A systematic method for spatio-temporal phenology estimation of paddy rice using time series Sentinel-1 images

Abstract

Abstract Spatio-temporal phenological information is essential for regional crop monitoring and accurate management. This study aimed to obtain the spatio-temporal distribution of rice phenology using time series Sentinel-1A images. In this study, a systematic method for spatial and temporal phenological estimation was developed based on multi-temporal Sentinel data. This method consisted of: (1) the Spectral Similarity Measures (SSM) approach for rice mapping, and (2) the DTHT-PF approach, which includes a dynamic threshold algorithm (DT), a hierarchical tree (HT), and a particle filter (PF) used for phenology estimation. Thereinto, a dynamic threshold algorithm for transplanting date retrieval and a hierarchical tree for obtaining an initial phenology, which is then run through a PF, are proposed based on the SAR backscatter time series. In brief, we found that the VH backscatter has the potential to provide accurate phenological estimations for paddy rice. Furthermore, rice mapping at a high accuracy level of 92.97%, transplanting date retrieval, and initial phenology estimations lay a good foundation for understanding the spatio-temporal distribution of rice phenology. A determination factor (R2) and a root mean square error (RMSE) obtained using the DTHT-PF method were much higher (approximately 0.52 in the difference) and lower (approximately 14.67 in the difference), respectively, than those obtained using the PF approach with uniform initialization.
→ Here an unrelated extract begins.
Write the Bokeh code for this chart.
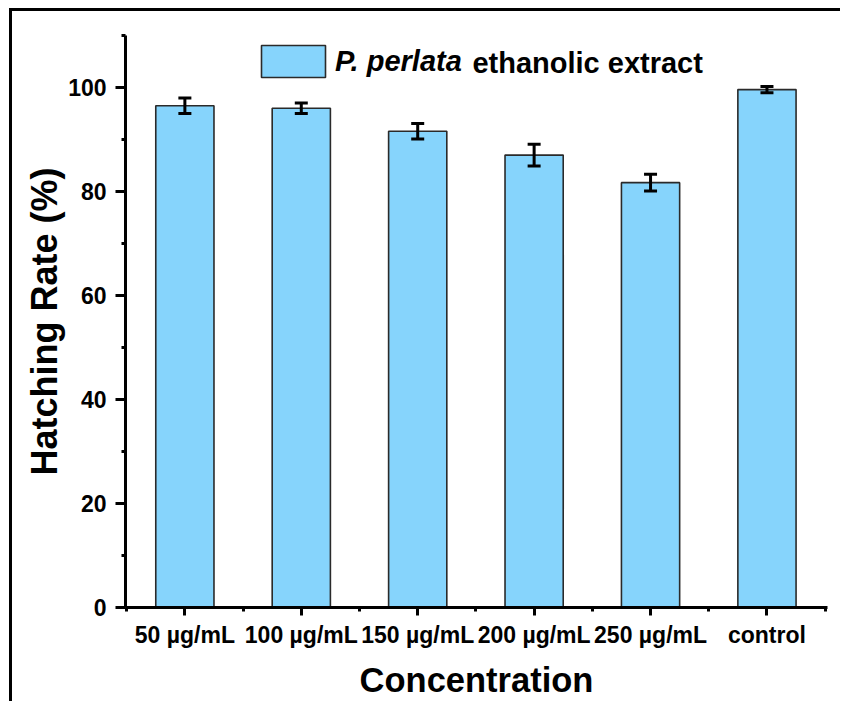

R2 and RMSE values obtained using the real-time DTHT-PF method are slightly different from those obtained using the non-real-time DTHT-PF method. Map analysis revealed that the transplanting dates and the spatial distribution phenology were larger in the west and north of the study area near the South China Sea because of higher temperatures and earlier transplanting. Altogether, our results suggest that the DTHT-PF method and the VH backscatter obtained from the Sentinel-1A images have great potential for furthering our understanding of the spatio-temporal distribution of phenology estimation. This information can greatly contribute to the improvement of precision agriculture, including crop monitoring and yield predictions.